>> Start Collected data

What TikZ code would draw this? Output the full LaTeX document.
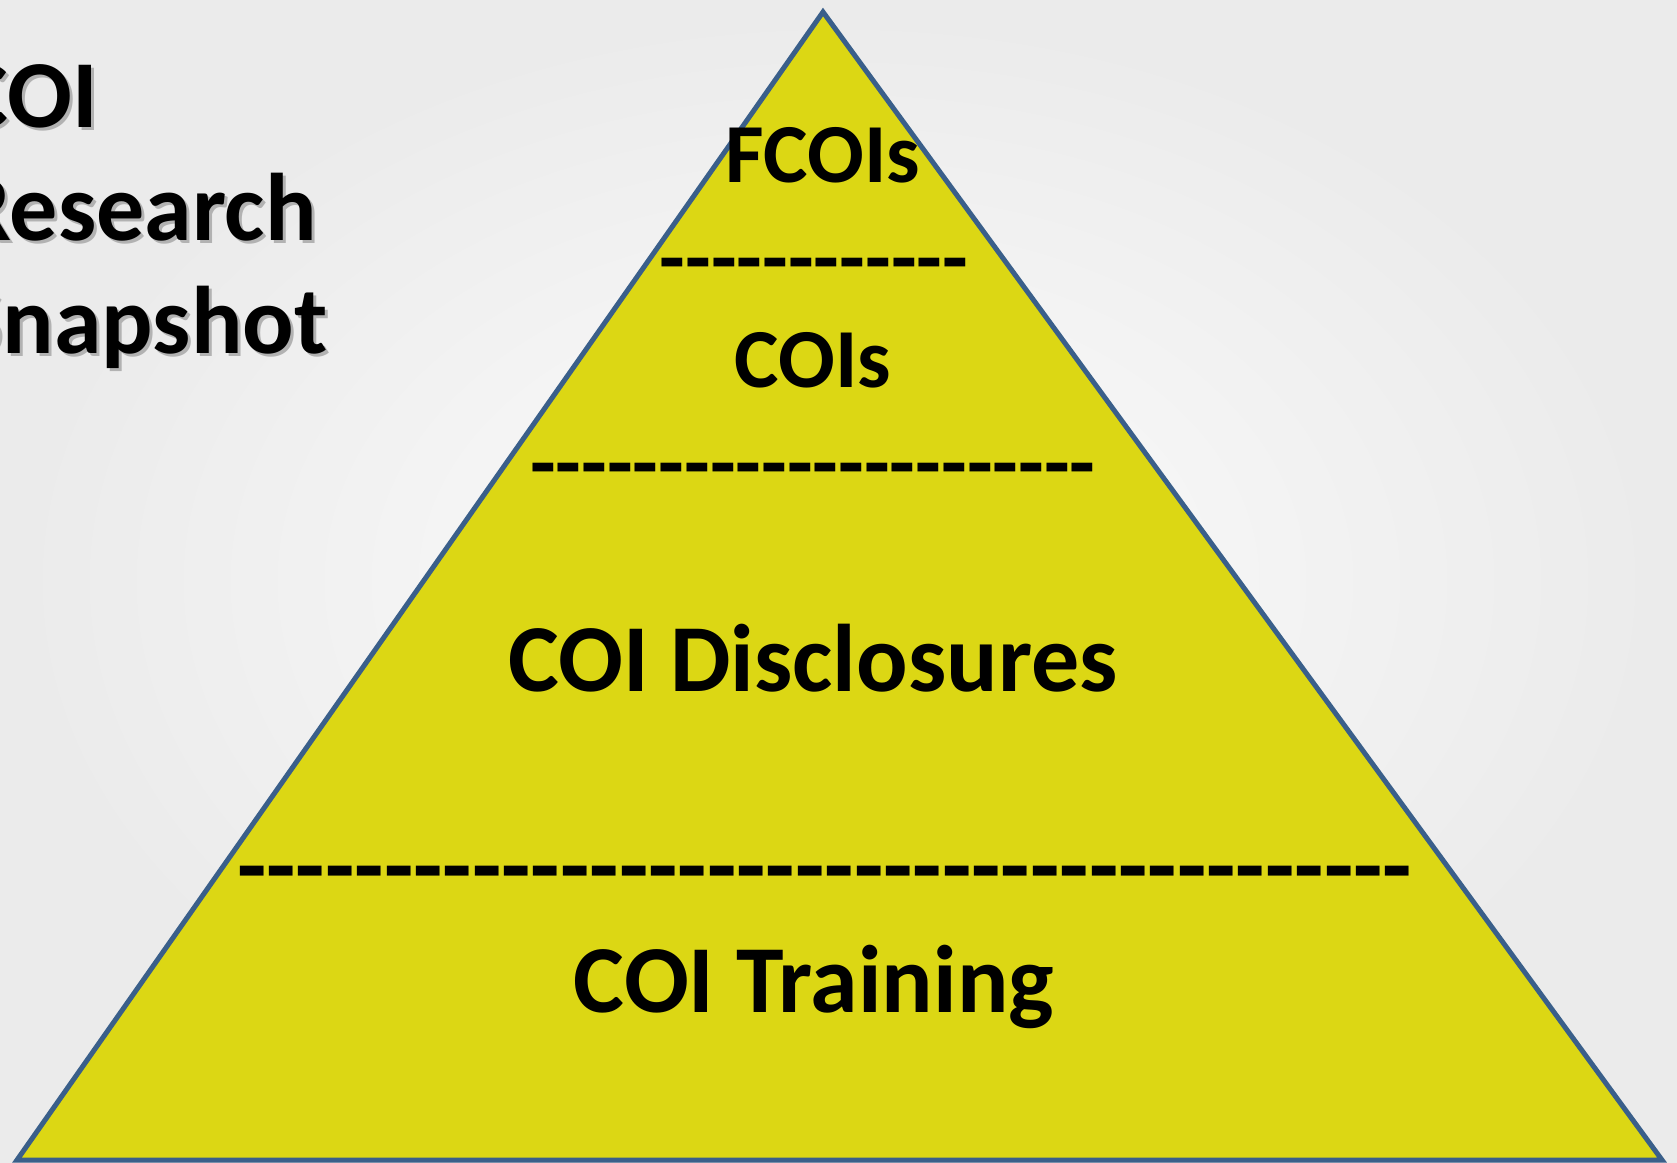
\documentclass[tikz,border=0pt]{standalone}
\usepackage{fontspec}
\setmainfont{Carlito}
\definecolor{pyramidfill}{HTML}{DCD714}
\definecolor{pyramidedge}{HTML}{3A5F8A}
\tikzset{
  tier/.style = {font=\bfseries\fontsize{#1}{#1}\selectfont,
                 inner sep=0pt, outer sep=0pt, anchor=base},
  tier/.default = 84,
  headline/.style = {font=\bfseries\fontsize{96}{96}\selectfont,
                     inner sep=0pt, anchor=base west}
}
% a row of hyphens, one box each so they never join
\newcommand\dashrow[1]{\foreach \k in {1,...,#1}{\hbox{-}}}

\begin{document}
\begin{tikzpicture}[x=1pt,y=-1pt]
	\def \W{1677}
	\def \H{1162}

	\useasboundingbox (0,0) rectangle (\W,\H);
	\clip (0,0) rectangle (\W,\H);

	% Background
	\shade[inner color=black!1, outer color=black!8] (0,0) rectangle (\W,\H);

	% Title (cut by the left edge)
	\foreach \word/\base [count=\n] in {COI/127, Research/240, Snapshot/353} {
		\node[headline, text=black!30] (shadow\n) at (-40,\base+3) {\word};
		\node[headline] (head\n) at (-43,\base) {\word};
	}

	% Pyramid
	\coordinate (apex)  at (823,12);
	\coordinate (left)  at (17,1160);
	\coordinate (right) at (1662,1160);
	\filldraw[fill=pyramidfill, draw=pyramidedge, line width=5] (apex) -- (left) -- (right) -- cycle;

	% Tiers
	\node[tier] (fcois) at (823,182) {FCOIs};
	\node[tier] (rule1) at (814,286) {\dashrow{12}};
	\node[tier] (cois)  at (813,387) {COIs};
	\node[tier] (rule2) at (813,491) {\dashrow{22}};
	\node[tier=96] (disclosures) at (813,691) {COI Disclosures};
	\node[tier=96] (rule3) at (825,898) {\dashrow{40}};
	\node[tier=96] (training) at (814,1012) {COI Training};

\end{tikzpicture}
\end{document}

>> End Collected data

Your task = Omit the pictures and reproduce the listing exactly.

Output for this exercise =
What TikZ code would draw this? Output the full LaTeX document.
\documentclass[tikz,border=0pt]{standalone}
\usepackage{fontspec}
\setmainfont{Carlito}
\definecolor{pyramidfill}{HTML}{DCD714}
\definecolor{pyramidedge}{HTML}{3A5F8A}
\tikzset{
  tier/.style = {font=\bfseries\fontsize{#1}{#1}\selectfont,
                 inner sep=0pt, outer sep=0pt, anchor=base},
  tier/.default = 84,
  headline/.style = {font=\bfseries\fontsize{96}{96}\selectfont,
                     inner sep=0pt, anchor=base west}
}
% a row of hyphens, one box each so they never join
\newcommand\dashrow[1]{\foreach \k in {1,...,#1}{\hbox{-}}}

\begin{document}
\begin{tikzpicture}[x=1pt,y=-1pt]
	\def \W{1677}
	\def \H{1162}

	\useasboundingbox (0,0) rectangle (\W,\H);
	\clip (0,0) rectangle (\W,\H);

	% Background
	\shade[inner color=black!1, outer color=black!8] (0,0) rectangle (\W,\H);

	% Title (cut by the left edge)
	\foreach \word/\base [count=\n] in {COI/127, Research/240, Snapshot/353} {
		\node[headline, text=black!30] (shadow\n) at (-40,\base+3) {\word};
		\node[headline] (head\n) at (-43,\base) {\word};
	}

	% Pyramid
	\coordinate (apex)  at (823,12);
	\coordinate (left)  at (17,1160);
	\coordinate (right) at (1662,1160);
	\filldraw[fill=pyramidfill, draw=pyramidedge, line width=5] (apex) -- (left) -- (right) -- cycle;

	% Tiers
	\node[tier] (fcois) at (823,182) {FCOIs};
	\node[tier] (rule1) at (814,286) {\dashrow{12}};
	\node[tier] (cois)  at (813,387) {COIs};
	\node[tier] (rule2) at (813,491) {\dashrow{22}};
	\node[tier=96] (disclosures) at (813,691) {COI Disclosures};
	\node[tier=96] (rule3) at (825,898) {\dashrow{40}};
	\node[tier=96] (training) at (814,1012) {COI Training};

\end{tikzpicture}
\end{document}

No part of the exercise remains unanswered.